Node-RED trigger on attribute changes

I have a simple automation defined in HA to mange my fresh air vent when climate.hvac calls for heating. Here’s the code for that:

alias: "Ventilate during HVAC operation "
description: "Turn on outside vent for 5m when heat or cooling is activated. "
trigger:
  - platform: state
    entity_id:
      - climate.hvac
    attribute: hvac_action
    to: heating
    for:
      hours: 0
      minutes: 1
      seconds: 0
  - platform: state
    entity_id:
      - climate.hvac
    attribute: hvac_action
    to: cooling
    for:
      hours: 0
      minutes: 0
      seconds: 5
condition:
  - condition: numeric_state
    entity_id: sensor.back_yard_temperature
    above: 45
    below: 100
action:
  - service: switch.turn_on
    data: {}
    target:
      entity_id:
        - switch.relay_01_2
  - delay:
      hours: 0
      minutes: 5
      seconds: 0
      milliseconds: 0
  - service: switch.turn_off
    data: {}
    target:
      entity_id:
        - switch.relay_01_2
mode: single

This works, but there are some other decision points I want to add and I want this combined with my other HVAC nodes in Node-RED. However, pulling out the attributes is proving challenging. After some research I figured out how to trigger based on a change in attributes, but it also keeps re-deploying with other unrelated attribute changes (humidity and temp sensor for example). Here’s the view for my node that is working at the moment, but re-deploying unnecessarily:

All I want this to trigger on is when data.new_state.attributes.hvac_action is heating. I don’t know how to filter out changes in the other attributes.

2 Likes

Thank you! Been looking for a solution to this and this connected the dots for me. It’s working perfectly and makes perfect sense. I don’t know how I overlooked this before.

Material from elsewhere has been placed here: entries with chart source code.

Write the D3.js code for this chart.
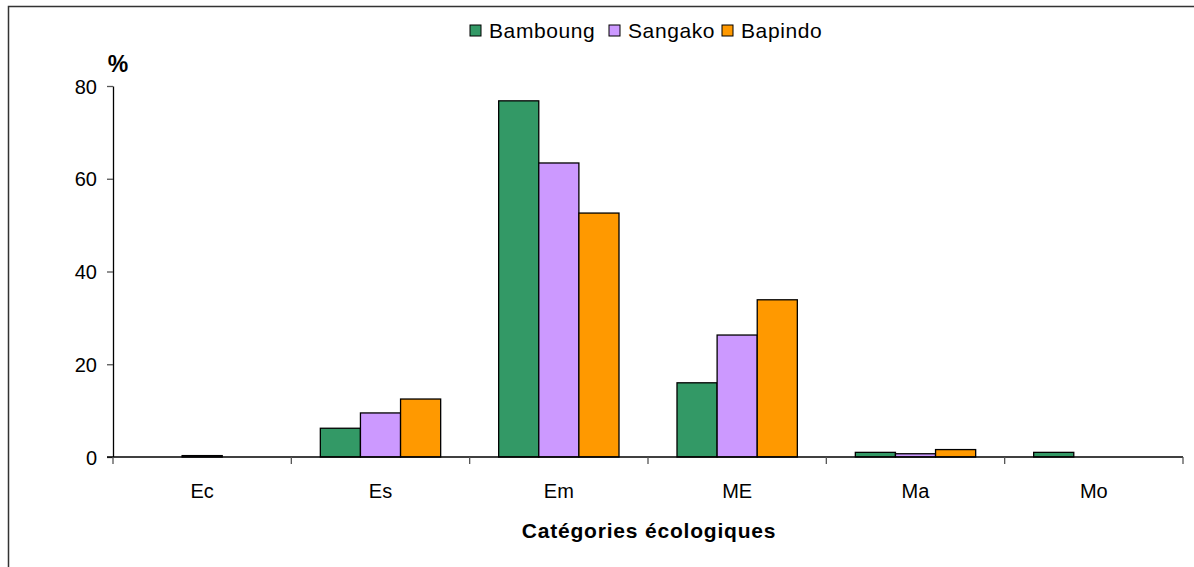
<!DOCTYPE html>
<html>
<head>
<meta charset="utf-8">
<style>
  body { margin: 0; background: #fff; }
  svg { display: block; font-family: Arial, "Liberation Sans", sans-serif; }
</style>
</head>
<body>
<script src="https://cdn.jsdelivr.net/npm/d3@7"></script>
<script>

  const categories = ['Ec', 'Es', 'Em', 'ME', 'Ma', 'Mo']
  const seriesNames = ['Bamboung', 'Sangako', 'Bapindo']
  const bamboung = [0, 6.2, 76.8, 16.0, 1.0, 1.0]
  const sangako  = [0.3, 9.5, 63.4, 26.3, 0.7, 0]
  const bapindo  = [0, 12.5, 52.6, 33.9, 1.6, 0]
  const yTicks = [0, 20, 40, 60, 80]

  const colors = {Bamboung: '#339966', Sangako: '#CC99FF', Bapindo: '#FF9900'}

  const W = 1194, H = 567
  const margin = {left: 113, top: 86, right: 11, bottom: 110}
  const width = W - margin.left - margin.right,
        height = H - margin.top - margin.bottom

  const values = {Bamboung: bamboung, Sangako: sangako, Bapindo: bapindo}

  const svg = d3.select('body').append('svg')
      .attr('width', W)
      .attr('height', H)

  // outer frame (runs off the right / bottom edge)
  svg.append('rect')
      .attr('x', 8.5).attr('y', 6.5)
      .attr('width', W).attr('height', H)
      .style('fill', 'none')
      .style('stroke', '#333')
      .style('stroke-width', 1.5)

  const g = svg.append('g')
      .attr('transform', `translate(${margin.left}, ${margin.top})`)

  const x0 = d3.scaleBand().domain(categories).range([0, width]).paddingInner(0).paddingOuter(0)
  const x1 = d3.scaleBand().domain(seriesNames).range([29, x0.bandwidth() - 29])
  const y = d3.scaleLinear().domain([0, 80]).range([height, 0])

  // bars
  const groups = g.selectAll('.grp')
    .data(categories)
    .enter().append('g')
      .attr('class', 'grp')
      .attr('transform', d => `translate(${x0(d)}, 0)`)

  groups.selectAll('rect')
    .data((c, i) => seriesNames.map(s => ({s, v: values[s][i]})))
    .enter().append('rect')
      .filter(d => d.v > 0)
      .attr('x', d => x1(d.s))
      .attr('y', d => y(d.v))
      .attr('width', x1.bandwidth())
      .attr('height', d => y(0) - y(d.v))
      .style('fill', d => colors[d.s])
      .style('stroke', '#000')
      .style('stroke-width', 1.3)

  // y axis
  const yAxis = d3.axisLeft(y).tickValues(yTicks).tickSize(6).tickSizeOuter(0)
  const gy = g.append('g').call(yAxis)
  gy.select('.domain').style('stroke', '#000').style('stroke-width', 1.3)
  gy.selectAll('.tick line').style('stroke', '#555').style('stroke-width', 1.3)
  gy.selectAll('.tick text')
      .attr('x', -16)
      .attr('dy', '0.35em')
      .style('font-size', '20px')
      .style('fill', '#000')
      .style('font-family', 'Arial, "Liberation Sans", sans-serif')

  // x axis: ticks at category boundaries
  const gx = g.append('g').attr('transform', `translate(0, ${height})`)
  gx.append('line')
      .attr('x1', -6).attr('x2', width)
      .style('stroke', '#000').style('stroke-width', 1.3)
  gx.selectAll('.xt')
    .data(d3.range(categories.length + 1))
    .enter().append('line')
      .attr('class', 'xt')
      .attr('x1', i => i * x0.step()).attr('x2', i => i * x0.step())
      .attr('y1', 0).attr('y2', 7)
      .style('stroke', '#555').style('stroke-width', 1.3)
  gx.selectAll('.xl')
    .data(categories)
    .enter().append('text')
      .attr('class', 'xl')
      .attr('x', d => x0(d) + x0.bandwidth() / 2)
      .attr('y', 41)
      .style('text-anchor', 'middle')
      .style('font-size', '20px')
      .text(d => d)

  // axis titles
  svg.append('text')
      .attr('x', 649).attr('y', 538)
      .style('text-anchor', 'middle')
      .style('font-size', '21px')
      .style('letter-spacing', '0.8px')
      .style('font-weight', 'bold')
      .text('Catégories écologiques')

  svg.append('text')
      .attr('x', 118).attr('y', 72)
      .style('text-anchor', 'middle')
      .style('font-size', '23px')
      .style('font-weight', 'bold')
      .text('%')

  // legend
  const legendX = [470, 609, 722]
  const legend = svg.selectAll('.leg')
    .data(seriesNames)
    .enter().append('g')
      .attr('class', 'leg')
      .attr('transform', (d, i) => `translate(${legendX[i]}, 25)`)
  legend.append('rect')
      .attr('width', 11).attr('height', 11)
      .style('fill', d => colors[d])
      .style('stroke', '#000').style('stroke-width', 1)
  legend.append('text')
      .attr('x', 19).attr('y', 13)
      .style('font-size', '21px')
      .style('letter-spacing', '0.6px')
      .text(d => d)

</script>
</body>
</html>
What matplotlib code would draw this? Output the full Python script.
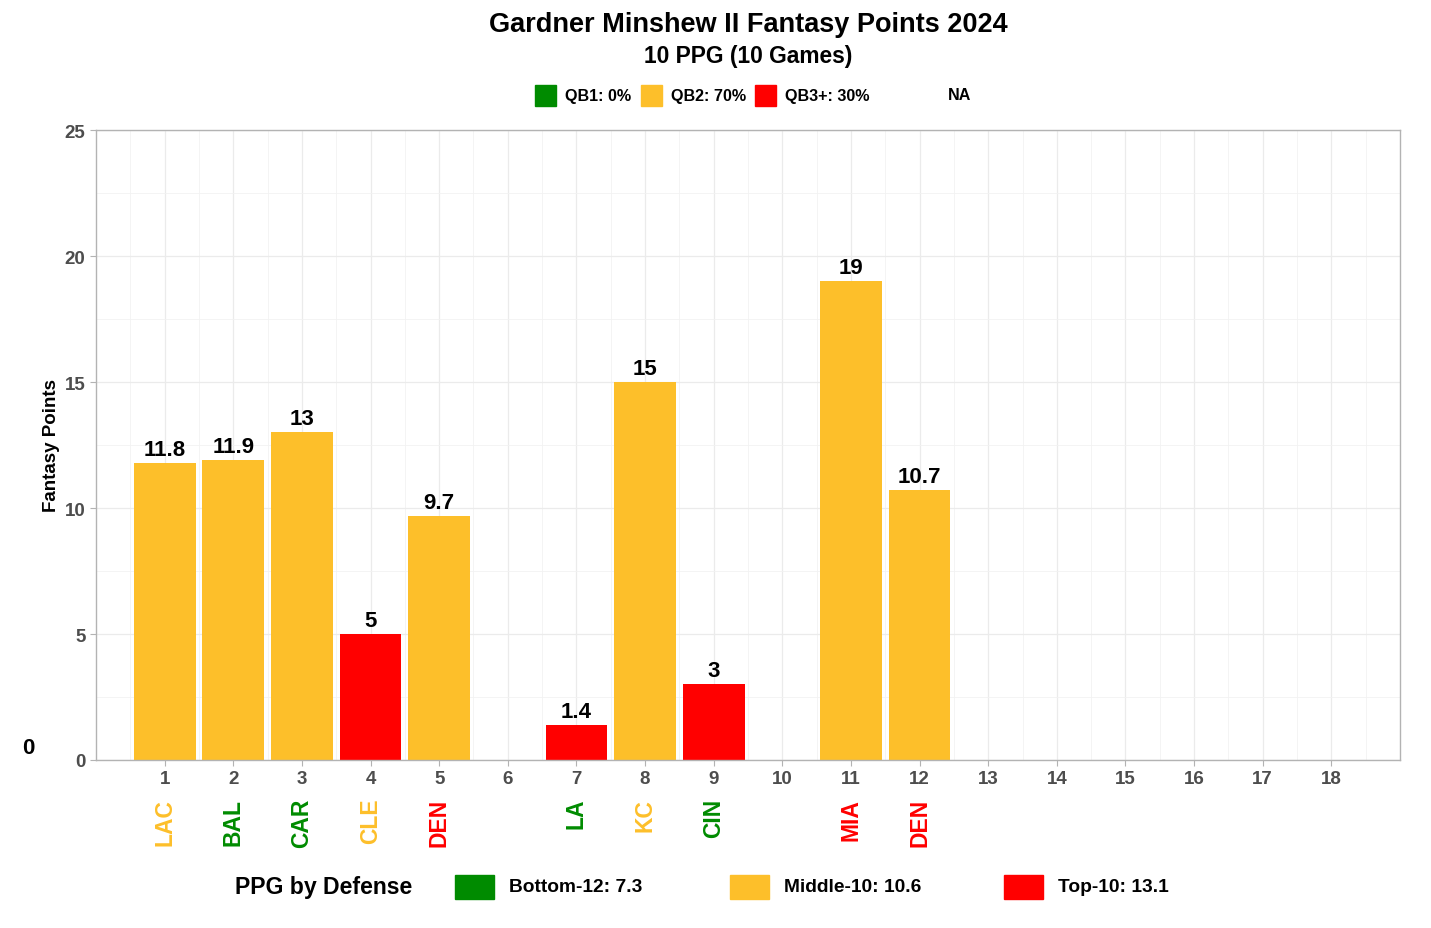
import numpy as np
import matplotlib
matplotlib.use("Agg")
import matplotlib.pyplot as plt
from matplotlib.patches import Rectangle

plt.rcParams["font.family"] = ["Liberation Sans", "DejaVu Sans"]
plt.rcParams["font.weight"] = "bold"

# ---------------------------------------------------------------------------
# Data
# ---------------------------------------------------------------------------
weeks = [1, 2, 3, 4, 5, 7, 8, 9, 11, 12]
points = [11.8, 11.9, 13, 5, 9.7, 1.4, 15, 3, 19, 10.7]
point_labels = ["11.8", "11.9", "13", "5", "9.7", "1.4", "15", "3", "19", "10.7"]
qb_tier = ["QB2", "QB2", "QB2", "QB3+", "QB2", "QB3+", "QB2", "QB3+", "QB2", "QB2"]
opponents = ["LAC", "BAL", "CAR", "CLE", "DEN", "LA", "KC", "CIN", "MIA", "DEN"]
def_tier = ["Middle", "Bottom", "Bottom", "Middle", "Top",
            "Bottom", "Middle", "Bottom", "Top", "Top"]
all_weeks = list(range(1, 19))

qb_legend = ["QB1: 0%", "QB2: 70%", "QB3+: 30%"]
def_legend = ["Bottom-12: 7.3", "Middle-10: 10.6", "Top-10: 13.1"]

GREEN, GOLD, RED = "#008B00", "#FDBF2A", "#FF0000"
qb_colors = {"QB1": GREEN, "QB2": GOLD, "QB3+": RED}
def_colors = {"Bottom": GREEN, "Middle": GOLD, "Top": RED}

# ---------------------------------------------------------------------------
# Figure
# ---------------------------------------------------------------------------
W, H = 1431, 929
fig = plt.figure(figsize=(W / 100, H / 100), dpi=100)
ax = fig.add_axes([96 / W, 1 - 761 / H, (1400 - 96) / W, (761 - 131) / H])

ax.bar(weeks, points, width=0.9,
       color=[qb_colors[t] for t in qb_tier], zorder=2)
for x, y, lab in zip(weeks, points, point_labels):
    ax.text(x, y + 0.12, lab, ha="center", va="bottom",
            fontsize=16, fontweight="bold", color="black")

ax.set_xlim(0, 19)
ax.set_ylim(0, 25)
ax.set_xticks(all_weeks)
ax.set_xticks(np.arange(0.5, 19, 1), minor=True)
ax.set_yticks(range(0, 26, 5))
ax.set_yticks(np.arange(2.5, 25, 5), minor=True)
ax.grid(True, which="major", color="#EBEBEB", lw=0.9, zorder=0)
ax.grid(True, which="minor", color="#F2F2F2", lw=0.6, zorder=0)
ax.tick_params(which="major", labelsize=13.5, labelcolor="#4D4D4D",
               color="#B3B3B3", length=4, width=0.8)
ax.tick_params(which="minor", length=0)
for lab in ax.get_xticklabels() + ax.get_yticklabels():
    lab.set_fontweight("bold")
for sp in ax.spines.values():
    sp.set_color("#B3B3B3")
    sp.set_linewidth(1.0)

ax.set_ylabel("Fantasy Points", fontsize=13.5, fontweight="bold")
ax.yaxis.set_label_coords(-0.0275, 0.5)

# opponent labels under the weeks
for x, team, tier in zip(weeks, opponents, def_tier):
    ax.text(x, -1.5, team, rotation=90, ha="center", va="top",
            fontsize=16.5, fontweight="bold", color=def_colors[tier])

fig.text(28 / W, 1 - 748 / H, "0", ha="center", va="center",
         fontsize=16, fontweight="bold")

# titles
cx = 748 / W
fig.text(cx, 1 - 25 / H, "Gardner Minshew II Fantasy Points 2024",
         ha="center", va="center", fontsize=19.5, fontweight="bold")
fig.text(cx, 1 - 57 / H, "10 PPG (10 Games)",
         ha="center", va="center", fontsize=16.4, fontweight="bold")

# top legend (QB tier)
sq = 21
for x0, lab, col in zip([535, 641, 755], qb_legend, [GREEN, GOLD, RED]):
    fig.add_artist(Rectangle((x0 / W, 1 - 107 / H), sq / W, sq / H,
                             transform=fig.transFigure, color=col))
    fig.text((x0 + 30) / W, 1 - 96 / H, lab, ha="left", va="center",
             fontsize=11.6, fontweight="bold")
fig.text(948 / W, 1 - 96 / H, "NA", ha="left", va="center",
         fontsize=11.6, fontweight="bold")

# bottom legend (defense tier)
fig.text(235 / W, 1 - 888 / H, "PPG by Defense", ha="left", va="center",
         fontsize=16.6, fontweight="bold")
for x0, lab, col in zip([455, 730, 1004], def_legend, [GREEN, GOLD, RED]):
    fig.add_artist(Rectangle((x0 / W, 1 - 900 / H), 39 / W, 24 / H,
                             transform=fig.transFigure, color=col))
    fig.text((x0 + 54) / W, 1 - 888 / H, lab, ha="left", va="center",
             fontsize=13.8, fontweight="bold")

fig.savefig("out.png", dpi=100)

Thanks for the answer! I needed literally this a couple days ago.
I came up with a different solution but this one is definitely better.
I used the generic Event node, filtered for the state change event and desired entity and then later I checked in another node whether the hvac_action had changed.

The good thing with my approach is that with only one input node you can check for multiple properties changed (I am also interested when the preset changed for instance).
The bad thing is you receive many more events (e.g. every time the current temp changes).